Album cross-genre Points forts Points faibles
“Liminal Spaces” (Kelela) Équilibre stylistique, production internationale, concept narratif fort Peut dérouter les puristes de chaque genre
“A Seat At The Table” (Solange, 2016) Fusion r’n’b, jazz, soul moderne, point de vue sociétal rafraîchissant Structure parfois trop lisse
“Immunity” (Jon Hopkins, 2013) Mariage ambient-techno et accents post-rock, cohérence zen Manque de surprise hors électronique

L’expérience d’écoute : du casque au dancefloor

Il y a des albums qu’on écoute pour l’endormissement, d’autres pour la sueur moite d’un club berlinois. “Liminal Spaces” vit sur les deux axes. Certains titres (coup de cœur pour “Gossamer Tears”) oscillent entre la douceur d’un Sufjan Stevens et les textures granuleuses façon Burial, parfaits pour l’introspection. D’autres respirent l’appel du dancefloor tout en gardant assez de subtilité pour ne jamais tomber dans la démonstration : c’est le cas de “Spectra Bones”, déjà playlistée par DJ Seinfeld dans ses sets estivaux à Ibiza (cf. Resident Advisor, programmation juin 2024).
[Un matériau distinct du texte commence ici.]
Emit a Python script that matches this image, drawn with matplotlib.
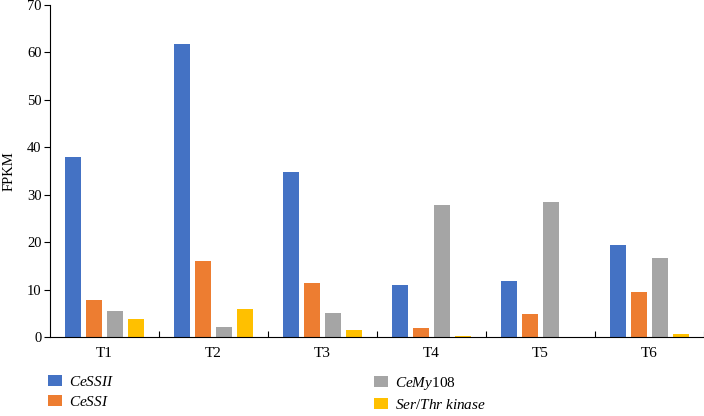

Petite anecdote : l’album a été utilisé comme bande-son d’exposition pour “Polyphonies Urbaines” à la Gaîté Lyrique (Paris) ce mois-ci, soulignant sa dimension à la fois sensorielle et transversale (source : communiqué Gaîté Lyrique, 10 juin 2024).

Pourquoi ce genre de disque fait du bien à la scène alternative

Un album comme “Liminal Spaces”, c’est plus qu’un manifeste. C’est un rappel que la musique alternative sait encore surprendre, croiser des mondes, réveiller les oreilles endormies par l’algorithme. Si la tendance du moment est à la dématérialisation et au micro-découpage des genres, ce disque prend le pari inverse : celui des grands ponts, réfléchis mais libres, entre publics et influences. De quoi donner à la scène indie la preuve qu’elle a plus d’électricité qu’un simple patchwork de nostalgies branchées.

Pour aller plus loin, c’est probablement dans ces tentatives hybrides que s’invente la pop alternative de demain — audacieuse, imprévisible, et farouchement sincère.